The country’s central annual ceremony commemorating slain prime minister Yitzhak Rabin has been canceled due to infighting among participating youth groups.

The Fourth of November group, organizer of the event — which has been held in Tel Aviv’s Rabin Square for the past 16 years — announced on Thursday that the ceremony, scheduled for Saturday, November 3, would not take place because two youth groups could not reach a compromise on the theme of the ceremony.

One of the groups, Dror Israel, will now hold its own ceremony in Rabin Square, but one week ahead of the canceled memorial.

“The split is a disaster for Rabin’s legacy,” Fourth of November members said, according to Army Radio.
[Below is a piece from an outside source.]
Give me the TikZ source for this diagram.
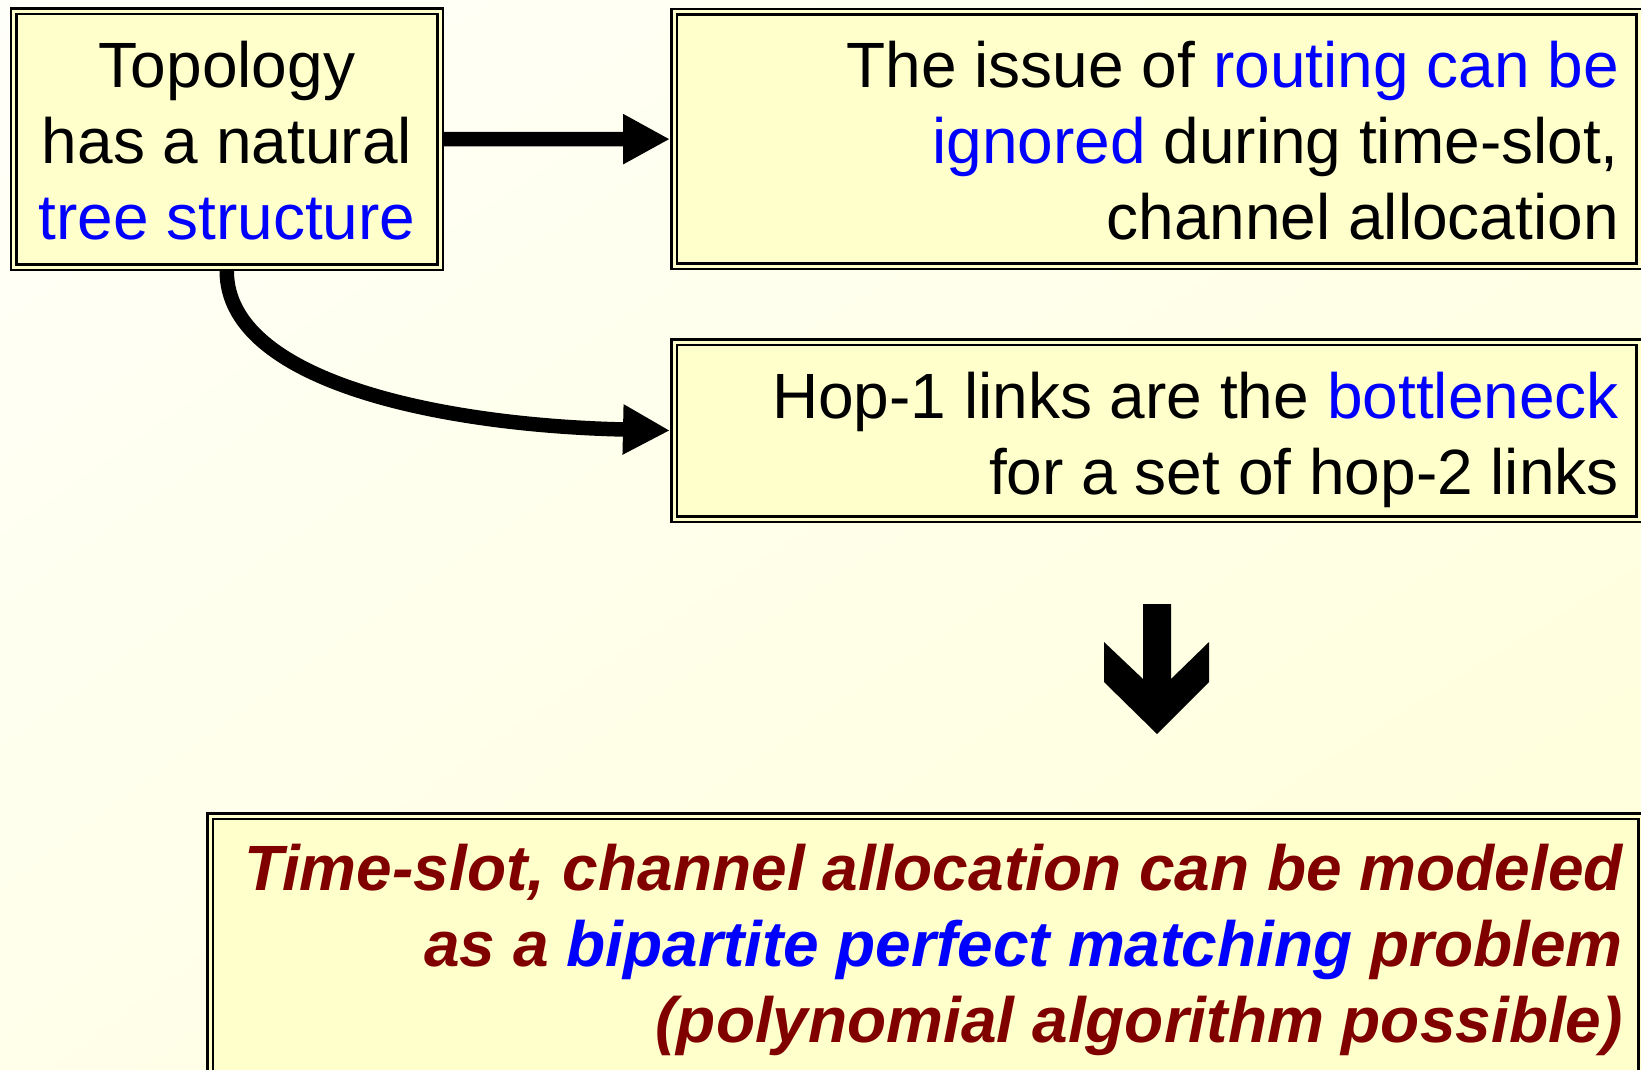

In the face of what they described as “bullying and manipulative methods to take over a national event,” the members said they were left with no choice but to cancel the event.

The Dror Israel and the Hamahanot Haolim youth groups disagreed over the content of the evening’s proceedings and the message the event should promote. Dror Israel reportedly wanted the ceremony to address “price tag” incidents and racist incitement by rabbis, while the other group wanted to focus on the traditional messages of peace and nonviolence.

In recent years, youth groups have made up the majority of those participating in the event, which is not officially backed or funded by the government. In the years immediately after the Rabin assassination, tens of thousands attended the event but numbers have steadily dwindled ever since.

The Dror Israel youth group will hold its event this Saturday night, October 27, at Rabin Square in Tel Aviv, where Rabin was shot by Yigal Amir in November 1995. The event will be attended by a number of dignitaries, including former education minister Yuli Tamir and the general-secretary of the Israeli branch of the Bnei Akiva religious youth movement, Danny Hirschberg.

Hirschberg’s attendance at the event, at which he will also give a speech, provoked criticism from within the Bnei Akiva organization, which has a national religious ideology supporting the settlement movement.

Bnei Akiva youth leaders from the Itamar settlement wrote a letter to Hirschberg, expressing their objection to his presence at an event memorializing the man they hold partially responsible for the deaths of over 20 residents of the settlement in Palestinian terror attacks since the signing of the Oslo Accords in 1993. The youth leaders asked Hirschberg to reconsider his planned attendance.

“How will we stand and raise the movement’s flag this coming Shabbat when we know that the general-secretary is supporting the legacy of the very person who is responsible for our pain?” they wrote.

Hirschberg defended his participation in the event by explaining that while Rabin’s policies were indeed in contradiction with the values of both Bnei Akiva his own principles, his presence at the ceremony is to express the need for unity and to hold dialogue on the anniversary of Rabin’s assassination, Army Radio reported.

The Education Ministry said it would hold an official memorial ceremony this Sunday in the town of Or Yehuda. The event, to be broadcast live on television, carries the theme “Mutual Responsibility and Solidarity.” It will be attended by Education Minister Gideon Sa’ar together with 450 high school students. The ministry has also prepared lesson guidelines for schools to teach students about the assassination and the lessons to be learned from it.

On Thursday evening, President Shimon Peres is scheduled to open events marking the 17th anniversary of Rabin’s murder. Members of Rabin’s family will attend the ceremony, called “A candle for Yitzhak,” at the President’s Residence in Jerusalem.